( b. Oct 05, 1924 Vienna, AUSTRIA - d. Apr 20, 2015 Vienna, AUSTRIA ) Male
Frederic Morton left Austria as a boy as his family fled from the Nazis and made a celebrated literary career in the United States, much of which involved observing his homeland and its history from a distance.
His literary portfolio was wide-ranging. A critic and essayist who contributed to many popular publications, including Esquire, Playboy and Harper's, Mr. Morton was for many years a regular contributor of reviews and articles to The New York Times.
He wrote a dozen or so books, the best known of which was "The Rothschilds" (1962), a history of the international banking family. It was a National Book Award finalist and the basis for a musical, with a score by Jerry Bock and lyrics by Sheldon Harnick (the team who also wrote Fiddler on the Roof), which opened on Broadway in 1970 and ran for more than 500 performances.
Mr. Morton wrote several novels with a European flavor on themes involving money and power, including "The Schatten Affair" (1965), about a German-born American Jew who returns to Berlin as the publicist for a financier; "Snow Gods" (1969), about the tycoons, aristocrats and other wealthy habitués of a ski resort in the Swiss Alps; "An Unknown Woman" (1976), which traces the path of a brilliant and lovely orphan of Jewish immigrants who ascends through romantic liaisons into the lofty heights of intellectual celebrity, political celebrity and the privilege of billionaire-level affluence; and "The Forever Street" (1984), a family saga set in Vienna over three generations, from the late 19th century through World War II.
It was in his nonfiction that Mr.

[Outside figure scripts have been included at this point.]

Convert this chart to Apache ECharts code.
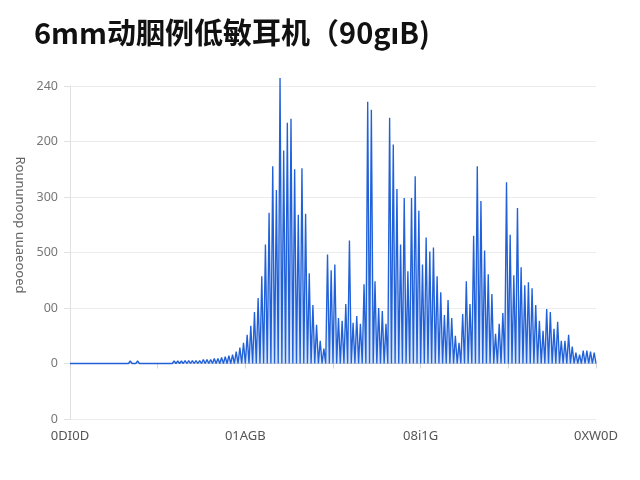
<!DOCTYPE html>
<html>
<head>
<meta charset="utf-8">
<script src="https://cdn.jsdelivr.net/npm/echarts@6/dist/echarts.min.js"></script>
<style>
html,body{margin:0;padding:0;background:#fff;}
#chart{width:640px;height:480px;}
</style>
</head>
<body>
<div id="chart"></div>
<script>
const titleText = "6mm动胭例低敏耳机（90gıB)";
const yAxisTitle = "Roununoop uuaeooed";
const xTickLabels = ["0DI0D", "01AGB", "08i1G", "0XW0D"];
const yTickLabels = ["0", "0", "00", "500", "300", "200", "240"];
// peak heights of each spike (troughs return to baseline 0)
const peaks = [
  2,2,2,2,2,2,2,2,2,2, 2,2,2,2,2,2,2.5,2,2.5,2, 2,2,2,2,2,2,2,2,2.5,2.5, 2.5,3,3,
  3,3,3,4,4,4,5,5,6,7,8,9,12,16,21,29,38,52,66,88,
  120,152,199,175,288,215,243,247,
  196,150,197,151,91,59,39,23,15,
  110,94,100,46,43,60,124,41,48,40,
  80,264,256,83,56,53,40,248,221,176,
  120,167,93,167,189,154,100,127,113,117,
  88,72,49,64,46,28,21,50,83,60,
  129,199,164,114,90,70,30,40,51,183,
  130,89,157,97,79,82,76,59,43,33,
  55,52,35,42,23,23,29,17,11,9,
  13,13,12,11
];
const baseline = 0;

const seriesData = [];
for (let i = 0; i <= peaks.length * 2; i++) {
  seriesData.push([i, i % 2 === 1 ? peaks[(i - 1) / 2] : baseline]);
}
const xMax = peaks.length * 2;
const xStep = xMax / 6;
const yStep = 56;

const chart = echarts.init(document.getElementById('chart'));
chart.setOption({
  animation: false,
  backgroundColor: '#ffffff',
  title: {
    text: titleText,
    left: 29,
    top: 13,
    textStyle: { fontSize: 29, fontWeight: 'bold', color: '#111', fontFamily: '"Noto Sans CJK SC", "Noto Sans", sans-serif' }
  },
  grid: { left: 70, right: 44, top: 86, bottom: 61 },
  graphic: [{
    type: 'text',
    x: 20, y: 225,
    rotation: -Math.PI / 2,
    style: {
      text: yAxisTitle,
      fill: '#666',
      font: '13px "Noto Sans", sans-serif',
      align: 'center',
      verticalAlign: 'middle'
    }
  }],
  xAxis: {
    type: 'value',
    min: 0, max: xMax, interval: xStep,
    axisLine: { show: true, lineStyle: { color: '#d6d6d6' } },
    axisTick: { show: true, length: 5, lineStyle: { color: '#d6d6d6' } },
    splitLine: { show: false },
    axisLabel: {
      color: '#555', fontSize: 13, margin: 11,
      fontFamily: '"Noto Sans", sans-serif',
      formatter: v => (Math.round(v) % (2 * xStep) === 0 ? xTickLabels[Math.round(v) / (2 * xStep)] : '')
    }
  },
  yAxis: {
    type: 'value',
    min: -yStep, max: yStep * 5, interval: yStep,
    axisLine: { show: true, lineStyle: { color: '#e0e0e0' } },
    axisTick: { show: true, length: 6, lineStyle: { color: '#e0e0e0' } },
    splitLine: { show: true, lineStyle: { color: '#ececec' } },
    axisLabel: {
      color: '#777', fontSize: 12.5, margin: 12,
      fontFamily: '"Noto Sans", sans-serif',
      formatter: v => yTickLabels[Math.round((v + yStep) / yStep)]
    }
  },
  series: [{
    type: 'line',
    data: seriesData,
    showSymbol: false,
    symbol: 'none',
    clip: false,
    lineStyle: { color: '#2060d8', width: 1.35 },
    areaStyle: { color: 'rgba(60,120,225,0.28)', origin: 0 }
  }]
});
</script>
</body>
</html>
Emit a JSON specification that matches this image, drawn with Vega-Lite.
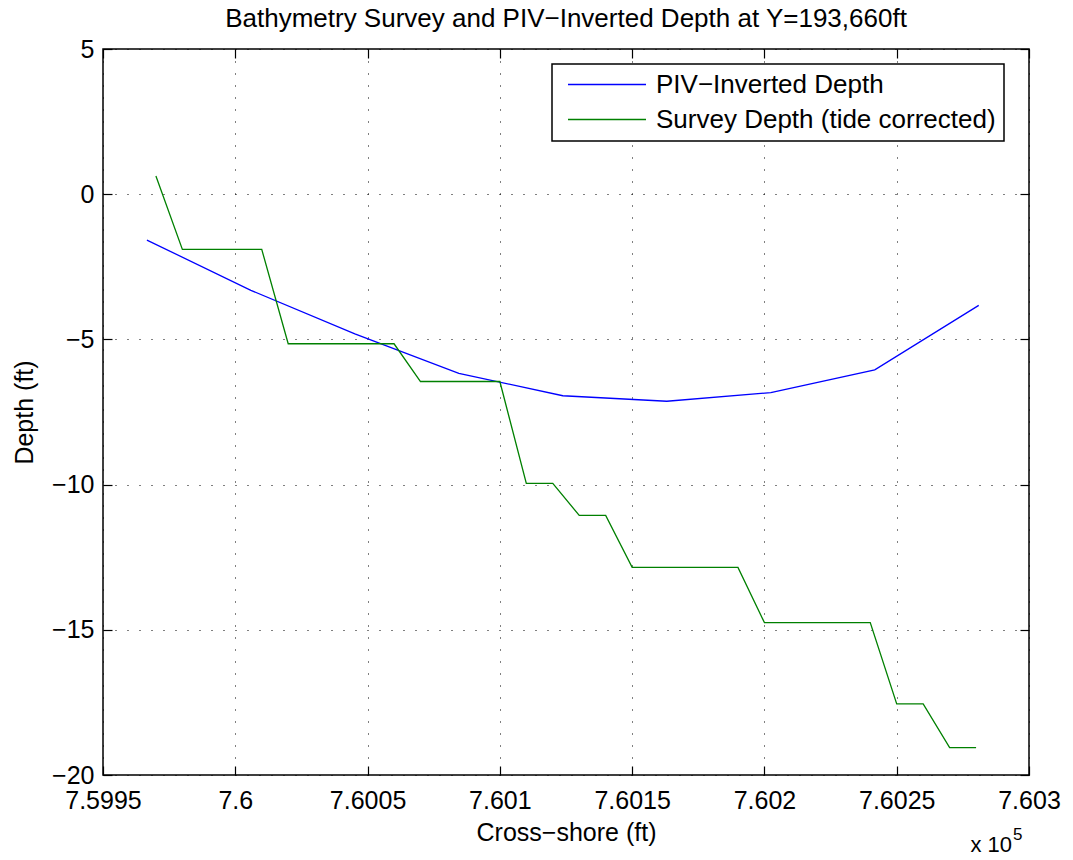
{
  "$schema": "https://vega.github.io/schema/vega-lite/v6.json",
  "width": 926,
  "height": 726,
  "autosize": "none",
  "padding": {"left": 103, "top": 49, "right": 44, "bottom": 85},
  "background": "white",
  "title": {
    "text": "Bathymetry Survey and PIV−Inverted Depth at Y=193,660ft",
    "fontSize": 26,
    "font": "Liberation Sans",
    "fontWeight": "normal",
    "color": "black",
    "anchor": "middle",
    "frame": "group",
    "baseline": "alphabetic",
    "offset": 9,
    "dy": 25
  },
  "config": {
    "view": {"stroke": "black", "strokeWidth": 1.5},
    "font": "Liberation Sans",
    "axis": {
      "labelFont": "Liberation Sans",
      "titleFont": "Liberation Sans",
      "labelFontSize": 25,
      "titleFontSize": 25,
      "titleFontWeight": "normal",
      "labelColor": "black",
      "titleColor": "black",
      "tickColor": "black",
      "tickWidth": 1.2,
      "tickSize": -9,
      "domain": false,
      "gridColor": "black",
      "gridDash": [1, 11],
      "gridWidth": 1,
      "gridOpacity": 1
    },
    "legend": {"strokeWidth": 1.5}
  },
  "datasets": {
    "depth": [
      {"series": "PIV−Inverted Depth", "x": 759966.6, "depth": -1.58},
      {"series": "PIV−Inverted Depth", "x": 760005.9, "depth": -3.31},
      {"series": "PIV−Inverted Depth", "x": 760045.2, "depth": -4.81},
      {"series": "PIV−Inverted Depth", "x": 760084.5, "depth": -6.17},
      {"series": "PIV−Inverted Depth", "x": 760123.8, "depth": -6.94},
      {"series": "PIV−Inverted Depth", "x": 760163.1, "depth": -7.13},
      {"series": "PIV−Inverted Depth", "x": 760202.4, "depth": -6.83},
      {"series": "PIV−Inverted Depth", "x": 760241.7, "depth": -6.05},
      {"series": "PIV−Inverted Depth", "x": 760281.0, "depth": -3.83},
      {"series": "Survey Depth (tide corrected)", "x": 759970, "depth": 0.63},
      {"series": "Survey Depth (tide corrected)", "x": 759980, "depth": -1.9},
      {"series": "Survey Depth (tide corrected)", "x": 760010, "depth": -1.9},
      {"series": "Survey Depth (tide corrected)", "x": 760020, "depth": -5.15},
      {"series": "Survey Depth (tide corrected)", "x": 760060, "depth": -5.15},
      {"series": "Survey Depth (tide corrected)", "x": 760070, "depth": -6.45},
      {"series": "Survey Depth (tide corrected)", "x": 760100, "depth": -6.45},
      {"series": "Survey Depth (tide corrected)", "x": 760110, "depth": -9.96},
      {"series": "Survey Depth (tide corrected)", "x": 760120, "depth": -9.96},
      {"series": "Survey Depth (tide corrected)", "x": 760130, "depth": -11.06},
      {"series": "Survey Depth (tide corrected)", "x": 760140, "depth": -11.06},
      {"series": "Survey Depth (tide corrected)", "x": 760150, "depth": -12.85},
      {"series": "Survey Depth (tide corrected)", "x": 760190, "depth": -12.85},
      {"series": "Survey Depth (tide corrected)", "x": 760200, "depth": -14.75},
      {"series": "Survey Depth (tide corrected)", "x": 760240, "depth": -14.75},
      {"series": "Survey Depth (tide corrected)", "x": 760250, "depth": -17.55},
      {"series": "Survey Depth (tide corrected)", "x": 760260, "depth": -17.55},
      {"series": "Survey Depth (tide corrected)", "x": 760270, "depth": -19.06},
      {"series": "Survey Depth (tide corrected)", "x": 760280, "depth": -19.06}
    ],
    "note": [{"label": "x 10", "sup": "5", "x": 760300, "depth": -20}]
  },
  "layer": [
    {
      "data": {"name": "depth"},
      "mark": {"type": "line", "strokeWidth": 1.3},
      "encoding": {
        "x": {
          "field": "x",
          "type": "quantitative",
          "scale": {"domain": [759950, 760300], "nice": false, "zero": false},
          "axis": {
            "orient": "bottom",
            "values": [759950, 760000, 760050, 760100, 760150, 760200, 760250, 760300],
            "labelExpr": "format(datum.value / 100000, '.5~f')",
            "labelPadding": 22,
            "labelFlush": false,
            "labelOverlap": false,
            "grid": true,
            "title": "Cross−shore (ft)",
            "titlePadding": 7
          }
        },
        "y": {
          "field": "depth",
          "type": "quantitative",
          "scale": {"domain": [-20, 5], "nice": false, "zero": false},
          "axis": {
            "orient": "left",
            "values": [-20, -15, -10, -5, 0, 5],
            "labelPadding": 18,
            "labelFlush": false,
            "labelOverlap": false,
            "grid": true,
            "title": "Depth (ft)",
            "titlePadding": 14
          }
        },
        "color": {
          "field": "series",
          "type": "nominal",
          "scale": {
            "domain": ["PIV−Inverted Depth", "Survey Depth (tide corrected)"],
            "range": ["#0000ff", "#008000"]
          },
          "legend": {
            "title": null,
            "orient": "none",
            "legendX": 449,
            "legendY": 15,
            "symbolType": "stroke",
            "symbolSize": 6084,
            "symbolStrokeWidth": 1.3,
            "symbolOffset": 7,
            "labelOffset": 9,
            "labelFont": "Liberation Sans",
            "labelFontSize": 26,
            "labelColor": "black",
            "labelLimit": 500,
            "clipHeight": 25,
            "rowPadding": 8,
            "padding": 8,
            "strokeColor": "black",
            "fillColor": "white"
          }
        }
      }
    },
    {
      "data": {"name": "note"},
      "mark": {"type": "text", "align": "right", "baseline": "alphabetic", "dx": -17, "dy": 77, "fontSize": 22, "font": "Liberation Sans", "color": "black"},
      "encoding": {
        "text": {"field": "label"},
        "x": {
          "field": "x",
          "type": "quantitative",
          "scale": {"domain": [759950, 760300], "nice": false, "zero": false},
          "axis": {
            "orient": "top",
            "values": [759950, 760000, 760050, 760100, 760150, 760200, 760250, 760300],
            "labels": false,
            "grid": false,
            "title": null
          }
        },
        "y": {
          "field": "depth",
          "type": "quantitative",
          "scale": {"domain": [-20, 5], "nice": false, "zero": false},
          "axis": {
            "orient": "right",
            "values": [-20, -15, -10, -5, 0, 5],
            "labels": false,
            "grid": false,
            "title": null
          }
        }
      }
    },
    {
      "data": {"name": "note"},
      "mark": {"type": "text", "align": "left", "baseline": "alphabetic", "dx": -16, "dy": 65, "fontSize": 17, "font": "Liberation Sans", "color": "black"},
      "encoding": {
        "text": {"field": "sup"},
        "x": {"field": "x", "type": "quantitative", "axis": null},
        "y": {"field": "depth", "type": "quantitative", "axis": null}
      }
    }
  ],
  "resolve": {"axis": {"x": "independent", "y": "independent"}}
}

Morton most closely examined the Austria that gave him his identity. Most notably, in "A Nervous Splendor: Vienna, 1888-1889" (1979), he recounted a year in the life of the city and its well-known figures -- including Freud, Mahler, Gustav Klimt and Arthur Schnitzler -- and especially the events surrounding the murder by Crown Prince Rudolf of his teenage mistress and his subsequent suicide, an episode known as Mayerling for the hunting lodge where the killings occurred. (Another National Book Award finalist, that book also served as the basis for a stage musical, Rudolf, with music by Frank Wildhorn, the American composer of Jekyll and Hyde. It has been staged in Budapest, Vienna and elsewhere.)
Mr. Morton's other books include "Thunder at Twilight: Vienna 1913-14" (1989), a study of the city as Europe plunges toward World War I, and a memoir, "Runaway Waltz" (2005).